Beth Israel Aims to Enhance ICU Care With $5.3M Grant

Jan. 28, 2014
Backed by a $5.3 million granted from the Gordon and Betty Moore Foundation of California, the Boston-based Beth Israel Deaconess Medical Center will work to use IT and patient engagement to reduce the overall risk of harm in the intensive care unit.

Backed by a $5.3 million granted from the Gordon and Betty Moore Foundation of California, the Boston-based Beth Israel Deaconess Medical Center (BIDMC) will work to use IT and patient engagement to reduce the overall risk of harm in the intensive care unit (ICU).

BIDMC officials say they will use this opportunity to define the “burden of harm” in the ICU, including the loss of dignity and respect, as it moves to a systems approach to eliminating preventable harm.  It has the goal of providing timelier, more informative, and more actionable information to intensive care patients, families and providers. The goal is to develop tools to support interventions designed to eliminate preventable harm in the ICU, officials say.

As part of this effort, a team of BIDMC clinicians and MIT (Massachusetts Institute of Technology) system scientists will develop a model for measuring and managing the leading indicators of risk for harm in the ICU, including a dashboard system to raise clinicians’ awareness of conditions that may threaten patient safety.

During the 30-month grant, BIDMC will work with its ICU providers to build upon and improve current practice with IT tools that provide nurses and physicians with the right information for the decisions immediately at hand for each patient.

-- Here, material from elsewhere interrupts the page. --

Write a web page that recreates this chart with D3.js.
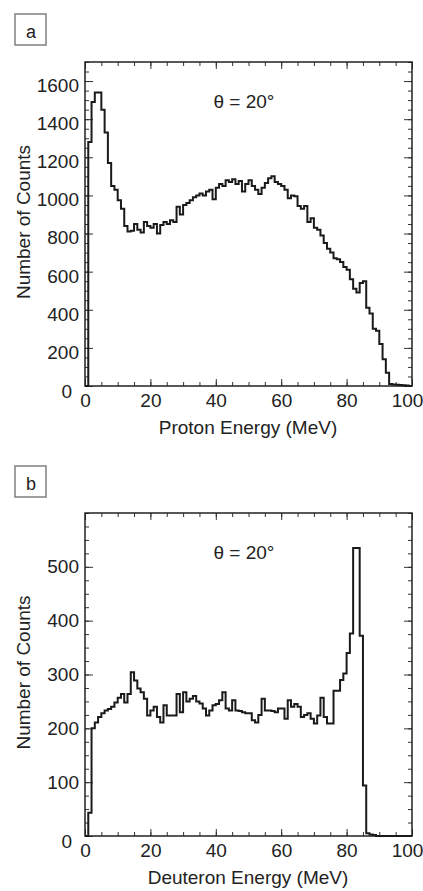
<!DOCTYPE html>
<html>
<head>
<meta charset="utf-8">
<script src="https://cdn.jsdelivr.net/npm/d3@7"></script>
<style>
body { margin: 0; background: #fff; }
text { font-family: "Liberation Sans", Arial, sans-serif; fill: #222; }
</style>
</head>
<body>
<script>
// lower edges of the 1 MeV energy bins
var energies = d3.range(0, 100);

// panel a - protons, counts per bin
var protonCounts = [
    0, 1280, 1490, 1540, 1540, 1450, 1330, 1170, 1050, 1030,
    975, 930, 840, 810, 815, 850, 820, 805, 860, 840,
    830, 850, 800, 845, 860, 850, 870, 860, 940, 900,
    950, 960, 975, 990, 1000, 1010, 1000, 1020, 1030, 980,
    1040, 1060, 1050, 1080, 1070, 1085, 1060, 1075, 1020, 1060,
    1080, 1050, 1030, 1008, 1040, 1065, 1090, 1100, 1070, 1060,
    1050, 1030, 985, 1000, 995, 945, 930, 945, 860, 880,
    830, 820, 790, 750, 720, 700, 670, 665, 650, 625,
    610, 560, 510, 490, 540, 550, 410, 380, 300, 290,
    220, 140, 70, 10, 8, 6, 5, 4, 2, 0
];

// panel b - deuterons, counts per bin
var deuteronCounts = [
    0, 43, 200, 211, 221, 228, 233, 236, 240, 248,
    257, 264, 248, 264, 304, 289, 274, 267, 255, 224,
    233, 240, 221, 211, 243, 224, 224, 224, 264, 230,
    267, 250, 255, 260, 250, 246, 237, 224, 233, 243,
    245, 252, 267, 237, 233, 252, 233, 232, 230, 228,
    228, 215, 211, 225, 255, 233, 233, 232, 230, 237,
    237, 218, 252, 240, 245, 240, 221, 225, 228, 218,
    209, 224, 257, 221, 209, 209, 270, 270, 290, 302,
    340, 376, 535, 535, 372, 94, 5, 3, 2, 0,
    0, 0, 0, 0, 0, 0, 0, 0, 0, 0
];

var xMajorTicks = [0, 20, 40, 60, 80, 100];
var xMinorTicks = d3.range(0, 101, 5);
var protonYTicks = [0, 200, 400, 600, 800, 1000, 1200, 1400, 1600];
var protonYMinor = d3.range(0, 1701, 50);
var deuteronYTicks = [0, 100, 200, 300, 400, 500];
var deuteronYMinor = d3.range(0, 601, 25);

var svg = d3.select("body").append("svg")
    .attr("width", 423)
    .attr("height", 891);

function drawPanel(p) {
    var x = d3.scaleLinear().domain([0, 100]).range([85, 412]);
    var y = d3.scaleLinear().domain([0, p.yMax]).range([p.bottom, p.top]);
    var g = svg.append("g");

    // panel letter in its small box
    g.append("rect")
        .attr("x", 15).attr("y", p.boxY)
        .attr("width", 31).attr("height", 31)
        .attr("fill", "none")
        .attr("stroke", "#808080")
        .attr("stroke-width", 1.5);
    g.append("text")
        .attr("x", 31).attr("y", p.boxY + 24)
        .attr("text-anchor", "middle")
        .attr("font-size", 18)
        .text(p.letter);

    // ticks, all pointing inward
    function tickAxis(axis, tr, values, len, labels) {
        var a = axis.tickValues(values).tickSize(-len);
        a.tickFormat(labels ? d3.format("d") : "");
        var ag = g.append("g").attr("transform", tr).call(a);
        ag.select(".domain").remove();
        ag.selectAll("line").attr("stroke", "#333");
        return ag;
    }
    var bx = "translate(0," + p.bottom + ")";
    var tx = "translate(0," + p.top + ")";
    tickAxis(d3.axisBottom(x), bx, xMinorTicks, 4, false);
    tickAxis(d3.axisTop(x), tx, xMinorTicks, 4, false);
    tickAxis(d3.axisTop(x), tx, xMajorTicks, 7, false);
    var xa = tickAxis(d3.axisBottom(x).tickPadding(8), bx, xMajorTicks, 7, true);
    xa.selectAll("text").attr("font-size", 19).attr("fill", "#222");
    xa.selectAll("text").filter(function(d) { return d === 100; }).attr("dx", -5);

    tickAxis(d3.axisLeft(y), "translate(85,0)", p.yMinor, 4, false);
    tickAxis(d3.axisRight(y), "translate(412,0)", p.yMinor, 4, false);
    tickAxis(d3.axisRight(y), "translate(412,0)", p.yTicks, 8, false);
    var ya = tickAxis(d3.axisLeft(y).tickPadding(6), "translate(85,0)", p.yTicks, 8, true);
    ya.selectAll("text").attr("font-size", 19).attr("fill", "#222").attr("dy", p.labelDy);
    ya.selectAll("text").filter(function(d) { return d === 0; })
        .attr("dx", -7).attr("dy", "0.6em");

    // frame
    g.append("rect")
        .attr("x", 85).attr("y", p.top)
        .attr("width", 412 - 85).attr("height", p.bottom - p.top)
        .attr("fill", "none")
        .attr("stroke", "#222")
        .attr("stroke-width", 1.5);

    // histogram as a step line
    var pts = energies.map(function(e, i) { return [e, p.counts[i]]; });
    pts.push([100, p.counts[p.counts.length - 1]]);
    var line = d3.line()
        .x(function(d) { return x(d[0]); })
        .y(function(d) { return y(d[1]); })
        .curve(d3.curveStepAfter);
    g.append("path")
        .datum(pts)
        .attr("d", line)
        .attr("fill", "none")
        .attr("stroke", "#1a1a1a")
        .attr("stroke-width", 2);

    // angle label
    g.append("text")
        .attr("x", 244).attr("y", p.top + 46)
        .attr("text-anchor", "middle")
        .attr("font-size", 19)
        .text("\u03b8 = 20\u00b0");

    // axis titles
    g.append("text")
        .attr("x", 248).attr("y", p.bottom + 48)
        .attr("text-anchor", "middle")
        .attr("font-size", 19)
        .text(p.xTitle);
    g.append("text")
        .attr("transform", "translate(30," + ((p.top + p.bottom) / 2 - 2) + ") rotate(-90)")
        .attr("text-anchor", "middle")
        .attr("font-size", 19)
        .text("Number of Counts");
}

drawPanel({
    letter: "a", boxY: 14,
    top: 62, bottom: 386, yMax: 1700,
    yTicks: protonYTicks, yMinor: protonYMinor, labelDy: "0.55em",
    counts: protonCounts, xTitle: "Proton Energy (MeV)"
});

drawPanel({
    letter: "b", boxY: 466,
    top: 513, bottom: 836, yMax: 600,
    yTicks: deuteronYTicks, yMinor: deuteronYMinor, labelDy: "0.32em",
    counts: deuteronCounts, xTitle: "Deuteron Energy (MeV)"
});
</script>
</body>
</html>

Even more crucial to the provision of the appropriate care for each patient is a lack of systematic engagement of patients and families in understanding and identifying risks in ICUs, officials say. That failure may result in loss of dignity and respect, particularly when clinicians are not aware of the wishes of patients and their families in terms of how they would like to be involved and how much or how little effort is desired.

With this in mind, two key components of the project are to create checklists that will provide patient-specific information to clinicians, allowing them to make the right preventative-care decisions at the right time. The information would be available to doctors, nurses and other care providers in real-time through a provider-facing interface. A separate interface that relies on easy-to-understand language that facilitates communication between patients and families and providers in the ICU will also be developed.

Finally, the project aims to extend this level of engagement beyond a city-based academic medical center to community hospitals that often face the same challenges. With that reality in mind, select innovations will be piloted at Beth Israel Deaconess Hospital-Milton and Beth Israel Deaconess Hospital-Plymouth.